* **WRITTEN INSTRUCTION**: Leave out the pictures and restate the rest of the data exactly.

* **DATA**:

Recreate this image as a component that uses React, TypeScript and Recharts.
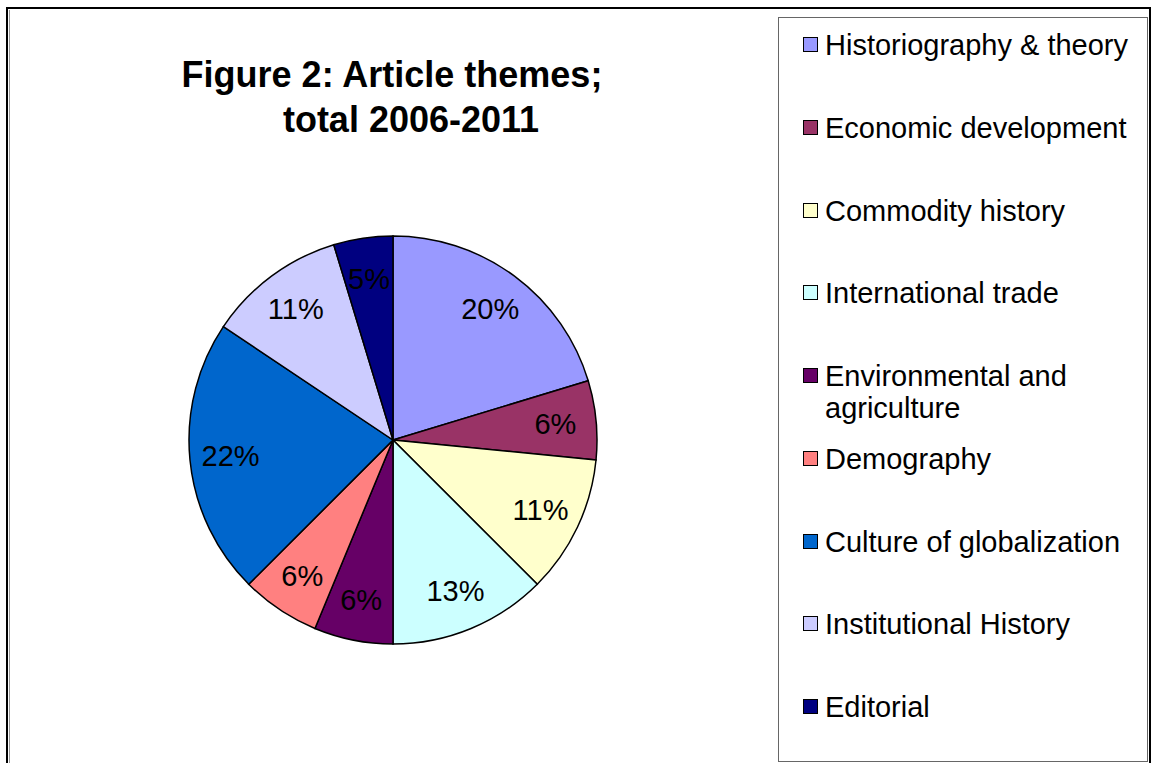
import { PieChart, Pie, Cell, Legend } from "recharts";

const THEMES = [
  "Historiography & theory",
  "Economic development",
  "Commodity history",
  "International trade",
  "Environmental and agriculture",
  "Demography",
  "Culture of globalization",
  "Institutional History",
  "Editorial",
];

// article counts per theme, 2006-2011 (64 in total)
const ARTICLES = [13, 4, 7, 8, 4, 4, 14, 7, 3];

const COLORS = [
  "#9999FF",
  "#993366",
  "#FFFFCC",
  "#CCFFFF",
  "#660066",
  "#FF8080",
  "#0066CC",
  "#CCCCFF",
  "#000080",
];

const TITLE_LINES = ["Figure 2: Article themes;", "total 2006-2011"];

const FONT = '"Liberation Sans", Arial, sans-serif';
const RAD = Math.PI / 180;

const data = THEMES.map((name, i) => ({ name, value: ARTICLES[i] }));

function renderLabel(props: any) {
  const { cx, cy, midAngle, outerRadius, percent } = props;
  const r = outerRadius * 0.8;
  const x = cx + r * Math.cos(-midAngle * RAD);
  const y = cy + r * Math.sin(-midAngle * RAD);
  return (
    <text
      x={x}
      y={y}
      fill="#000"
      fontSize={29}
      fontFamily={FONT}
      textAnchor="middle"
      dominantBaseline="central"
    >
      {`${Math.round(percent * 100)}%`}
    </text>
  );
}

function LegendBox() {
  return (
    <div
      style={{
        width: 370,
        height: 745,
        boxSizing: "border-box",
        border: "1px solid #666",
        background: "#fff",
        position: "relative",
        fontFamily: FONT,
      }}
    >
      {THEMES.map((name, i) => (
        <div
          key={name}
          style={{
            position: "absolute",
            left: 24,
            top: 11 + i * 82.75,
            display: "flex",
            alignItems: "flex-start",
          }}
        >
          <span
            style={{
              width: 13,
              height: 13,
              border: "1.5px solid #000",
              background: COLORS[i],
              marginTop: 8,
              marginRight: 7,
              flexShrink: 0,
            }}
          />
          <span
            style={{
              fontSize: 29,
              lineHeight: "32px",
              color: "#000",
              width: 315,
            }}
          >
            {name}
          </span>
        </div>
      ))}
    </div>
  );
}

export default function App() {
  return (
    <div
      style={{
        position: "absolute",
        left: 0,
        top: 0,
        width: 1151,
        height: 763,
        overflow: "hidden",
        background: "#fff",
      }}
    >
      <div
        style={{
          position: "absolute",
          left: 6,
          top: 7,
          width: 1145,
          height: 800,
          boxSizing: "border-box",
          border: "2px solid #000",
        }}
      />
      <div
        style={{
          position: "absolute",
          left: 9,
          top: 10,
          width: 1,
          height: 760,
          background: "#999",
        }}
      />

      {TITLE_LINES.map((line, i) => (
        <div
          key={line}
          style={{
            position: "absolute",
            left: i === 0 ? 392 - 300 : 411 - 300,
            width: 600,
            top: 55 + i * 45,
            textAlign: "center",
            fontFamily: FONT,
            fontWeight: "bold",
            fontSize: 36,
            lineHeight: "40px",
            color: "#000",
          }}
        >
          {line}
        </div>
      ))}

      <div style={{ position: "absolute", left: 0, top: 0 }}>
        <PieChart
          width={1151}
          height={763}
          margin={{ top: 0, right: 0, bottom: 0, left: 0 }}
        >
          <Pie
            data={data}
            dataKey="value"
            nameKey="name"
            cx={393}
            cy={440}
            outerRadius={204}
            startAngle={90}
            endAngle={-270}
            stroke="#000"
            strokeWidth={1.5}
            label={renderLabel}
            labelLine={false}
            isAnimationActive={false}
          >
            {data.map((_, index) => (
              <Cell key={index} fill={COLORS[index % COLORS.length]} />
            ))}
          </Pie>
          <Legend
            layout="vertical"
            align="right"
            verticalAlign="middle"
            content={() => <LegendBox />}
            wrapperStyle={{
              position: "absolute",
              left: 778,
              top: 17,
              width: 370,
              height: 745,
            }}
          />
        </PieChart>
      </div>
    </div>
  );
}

* **ANSWER TO THIS PROBLEM**:
Recreate this image as a component that uses React, TypeScript and Recharts.
import { PieChart, Pie, Cell, Legend } from "recharts";

const THEMES = [
  "Historiography & theory",
  "Economic development",
  "Commodity history",
  "International trade",
  "Environmental and agriculture",
  "Demography",
  "Culture of globalization",
  "Institutional History",
  "Editorial",
];

// article counts per theme, 2006-2011 (64 in total)
const ARTICLES = [13, 4, 7, 8, 4, 4, 14, 7, 3];

const COLORS = [
  "#9999FF",
  "#993366",
  "#FFFFCC",
  "#CCFFFF",
  "#660066",
  "#FF8080",
  "#0066CC",
  "#CCCCFF",
  "#000080",
];

const TITLE_LINES = ["Figure 2: Article themes;", "total 2006-2011"];

const FONT = '"Liberation Sans", Arial, sans-serif';
const RAD = Math.PI / 180;

const data = THEMES.map((name, i) => ({ name, value: ARTICLES[i] }));

function renderLabel(props: any) {
  const { cx, cy, midAngle, outerRadius, percent } = props;
  const r = outerRadius * 0.8;
  const x = cx + r * Math.cos(-midAngle * RAD);
  const y = cy + r * Math.sin(-midAngle * RAD);
  return (
    <text
      x={x}
      y={y}
      fill="#000"
      fontSize={29}
      fontFamily={FONT}
      textAnchor="middle"
      dominantBaseline="central"
    >
      {`${Math.round(percent * 100)}%`}
    </text>
  );
}

function LegendBox() {
  return (
    <div
      style={{
        width: 370,
        height: 745,
        boxSizing: "border-box",
        border: "1px solid #666",
        background: "#fff",
        position: "relative",
        fontFamily: FONT,
      }}
    >
      {THEMES.map((name, i) => (
        <div
          key={name}
          style={{
            position: "absolute",
            left: 24,
            top: 11 + i * 82.75,
            display: "flex",
            alignItems: "flex-start",
          }}
        >
          <span
            style={{
              width: 13,
              height: 13,
              border: "1.5px solid #000",
              background: COLORS[i],
              marginTop: 8,
              marginRight: 7,
              flexShrink: 0,
            }}
          />
          <span
            style={{
              fontSize: 29,
              lineHeight: "32px",
              color: "#000",
              width: 315,
            }}
          >
            {name}
          </span>
        </div>
      ))}
    </div>
  );
}

export default function App() {
  return (
    <div
      style={{
        position: "absolute",
        left: 0,
        top: 0,
        width: 1151,
        height: 763,
        overflow: "hidden",
        background: "#fff",
      }}
    >
      <div
        style={{
          position: "absolute",
          left: 6,
          top: 7,
          width: 1145,
          height: 800,
          boxSizing: "border-box",
          border: "2px solid #000",
        }}
      />
      <div
        style={{
          position: "absolute",
          left: 9,
          top: 10,
          width: 1,
          height: 760,
          background: "#999",
        }}
      />

      {TITLE_LINES.map((line, i) => (
        <div
          key={line}
          style={{
            position: "absolute",
            left: i === 0 ? 392 - 300 : 411 - 300,
            width: 600,
            top: 55 + i * 45,
            textAlign: "center",
            fontFamily: FONT,
            fontWeight: "bold",
            fontSize: 36,
            lineHeight: "40px",
            color: "#000",
          }}
        >
          {line}
        </div>
      ))}

      <div style={{ position: "absolute", left: 0, top: 0 }}>
        <PieChart
          width={1151}
          height={763}
          margin={{ top: 0, right: 0, bottom: 0, left: 0 }}
        >
          <Pie
            data={data}
            dataKey="value"
            nameKey="name"
            cx={393}
            cy={440}
            outerRadius={204}
            startAngle={90}
            endAngle={-270}
            stroke="#000"
            strokeWidth={1.5}
            label={renderLabel}
            labelLine={false}
            isAnimationActive={false}
          >
            {data.map((_, index) => (
              <Cell key={index} fill={COLORS[index % COLORS.length]} />
            ))}
          </Pie>
          <Legend
            layout="vertical"
            align="right"
            verticalAlign="middle"
            content={() => <LegendBox />}
            wrapperStyle={{
              position: "absolute",
              left: 778,
              top: 17,
              width: 370,
              height: 745,
            }}
          />
        </PieChart>
      </div>
    </div>
  );
}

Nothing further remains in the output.